Part III: Interest Deduction Calculation
This section determines how much of your investment interest you can deduct. You’ll calculate the deductible portion and see if any amount needs to be carried forward.
What You’ll Need:
- Brokerage statements (margin interest)
- Loan documentation
- Records of investment income
- Form 1040 and Schedule A (if itemizing deductions)
Key Rules and Limitations
Understanding the limitations can save you from overestimating your deductions:
- Deduction limit: You can only deduct investment interest up to the amount of your net investment income for the year.
- Carryforward provision: Any unused investment interest expense can be carried forward to future tax years.
- Capital gains election: You can elect to treat net capital gains or qualified dividends as investment income, but doing so means they will be taxed at ordinary income rates.
These rules ensure that you’re only deducting expenses tied to taxable income, maintaining fairness in the tax system.
Common Mistakes to Avoid
Avoid these errors to stay in good standing with the IRS:
- Claiming personal interest: Credit card or car loan interest is not deductible under this form.
- Forgetting to attach Form 4952: If you itemize deductions, the IRS expects this form for investment interest expense.
- Incorrectly reporting margin interest: Be sure to track and report actual amounts from your broker.
- Ignoring dividend classification: Only ordinary dividends count unless you elect otherwise.
IRS Form 4952 vs. Other Tax Deductions
Investment vs. Mortgage Interest
- Form 4952: For interest tied to taxable investment income
- Schedule A (Mortgage Interest): For your primary or secondary home
Business vs. Investment Interest
- Schedule C: Used for interest on loans for business expenses
- Form 4952: Used for investment-related expenses
Passive Income vs. Investment Income
Investment income is distinct from passive income (e.g., rental real estate or limited partnerships). Passive losses are subject to their own rules under Form 8582.
Navigating the rules around IRS Form 4952 can be tricky, especially if you have complex investment portfolios or inconsistent income. Filing the form incorrectly could mean losing valuable deductions—or worse, facing an audit.
If you’re unsure how to proceed or need help calculating your deduction, a tax professional can help you:
- Ensure accurate reporting
- Maximize allowable deductions
- Strategize capital gain treatment for higher deductions
For more insights on tax deductions, visit the Tax Relief Helpers Blog, where we cover topics like Schedule A deductions, capital gains tax, and other essential tax-saving strategies.
IRS Form 4952 is a powerful tool for investors looking to offset income with interest expense, but it requires careful documentation and knowledge of the rules. By understanding what qualifies, how to complete the form, and how to avoid common mistakes, you can stay compliant and potentially save hundreds or thousands of dollars on your taxes.

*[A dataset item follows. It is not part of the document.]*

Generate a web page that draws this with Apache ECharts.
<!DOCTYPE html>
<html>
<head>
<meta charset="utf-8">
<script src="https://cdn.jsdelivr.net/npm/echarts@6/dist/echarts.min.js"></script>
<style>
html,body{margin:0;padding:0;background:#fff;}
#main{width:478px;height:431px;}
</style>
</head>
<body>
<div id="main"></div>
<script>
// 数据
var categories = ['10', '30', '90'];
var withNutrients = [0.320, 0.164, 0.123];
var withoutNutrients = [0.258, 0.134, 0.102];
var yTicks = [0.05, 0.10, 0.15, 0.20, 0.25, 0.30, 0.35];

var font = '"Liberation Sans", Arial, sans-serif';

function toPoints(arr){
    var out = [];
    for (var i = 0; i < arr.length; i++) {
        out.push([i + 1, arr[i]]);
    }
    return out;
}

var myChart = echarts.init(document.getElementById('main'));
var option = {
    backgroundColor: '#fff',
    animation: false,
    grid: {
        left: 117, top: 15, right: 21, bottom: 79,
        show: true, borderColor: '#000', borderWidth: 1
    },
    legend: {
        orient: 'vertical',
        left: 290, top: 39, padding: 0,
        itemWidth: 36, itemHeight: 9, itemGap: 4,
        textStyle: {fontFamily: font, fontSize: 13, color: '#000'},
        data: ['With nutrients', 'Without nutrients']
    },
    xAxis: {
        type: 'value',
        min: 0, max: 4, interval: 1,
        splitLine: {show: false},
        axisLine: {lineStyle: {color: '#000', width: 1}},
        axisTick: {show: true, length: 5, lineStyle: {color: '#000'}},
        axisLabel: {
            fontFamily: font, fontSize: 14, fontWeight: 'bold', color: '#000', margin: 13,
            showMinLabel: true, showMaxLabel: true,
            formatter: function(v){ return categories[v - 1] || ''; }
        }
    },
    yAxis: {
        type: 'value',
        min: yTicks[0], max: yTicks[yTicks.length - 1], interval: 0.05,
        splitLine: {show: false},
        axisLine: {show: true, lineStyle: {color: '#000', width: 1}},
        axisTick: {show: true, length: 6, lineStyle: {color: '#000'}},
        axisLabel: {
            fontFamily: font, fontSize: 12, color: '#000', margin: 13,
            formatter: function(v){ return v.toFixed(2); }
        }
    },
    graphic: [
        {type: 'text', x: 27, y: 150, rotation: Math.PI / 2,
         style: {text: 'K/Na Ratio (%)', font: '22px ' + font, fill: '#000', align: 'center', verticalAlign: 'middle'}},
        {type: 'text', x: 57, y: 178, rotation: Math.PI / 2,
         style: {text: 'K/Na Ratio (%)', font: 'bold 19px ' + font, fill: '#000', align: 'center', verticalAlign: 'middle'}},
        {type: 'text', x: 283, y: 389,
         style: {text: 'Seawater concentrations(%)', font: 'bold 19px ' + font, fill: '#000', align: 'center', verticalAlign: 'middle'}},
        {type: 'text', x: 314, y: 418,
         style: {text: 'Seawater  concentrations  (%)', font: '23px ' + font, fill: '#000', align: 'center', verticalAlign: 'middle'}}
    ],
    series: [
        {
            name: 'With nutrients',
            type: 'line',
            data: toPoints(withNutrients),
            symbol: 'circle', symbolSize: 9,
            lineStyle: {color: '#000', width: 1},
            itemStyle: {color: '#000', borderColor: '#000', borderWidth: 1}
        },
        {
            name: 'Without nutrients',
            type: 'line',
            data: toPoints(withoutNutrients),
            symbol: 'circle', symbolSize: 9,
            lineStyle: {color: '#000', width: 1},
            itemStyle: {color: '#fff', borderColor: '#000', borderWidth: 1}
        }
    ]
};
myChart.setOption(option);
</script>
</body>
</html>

If you’re ready to take control of your investment deductions, start by reviewing your portfolio and interest payments, and don’t hesitate to ask a professional for help when needed.
FAQs About Form 4952
Can I carry forward unused investment interest?
Yes. If your investment interest exceeds your investment income, the excess can be carried forward indefinitely until fully used.
What if my investment income is zero?
You won’t be able to deduct your investment interest expense this year, but you can carry it forward.
Do I need to file if I’m not deducting anything this year?
Yes, if you want to carry the interest forward. Filing Form 4952 documents your intent and preserves the deduction.
Do I need to itemize deductions?
Yes. The investment interest deduction goes on Schedule A, so you must itemize rather than take the standard deduction.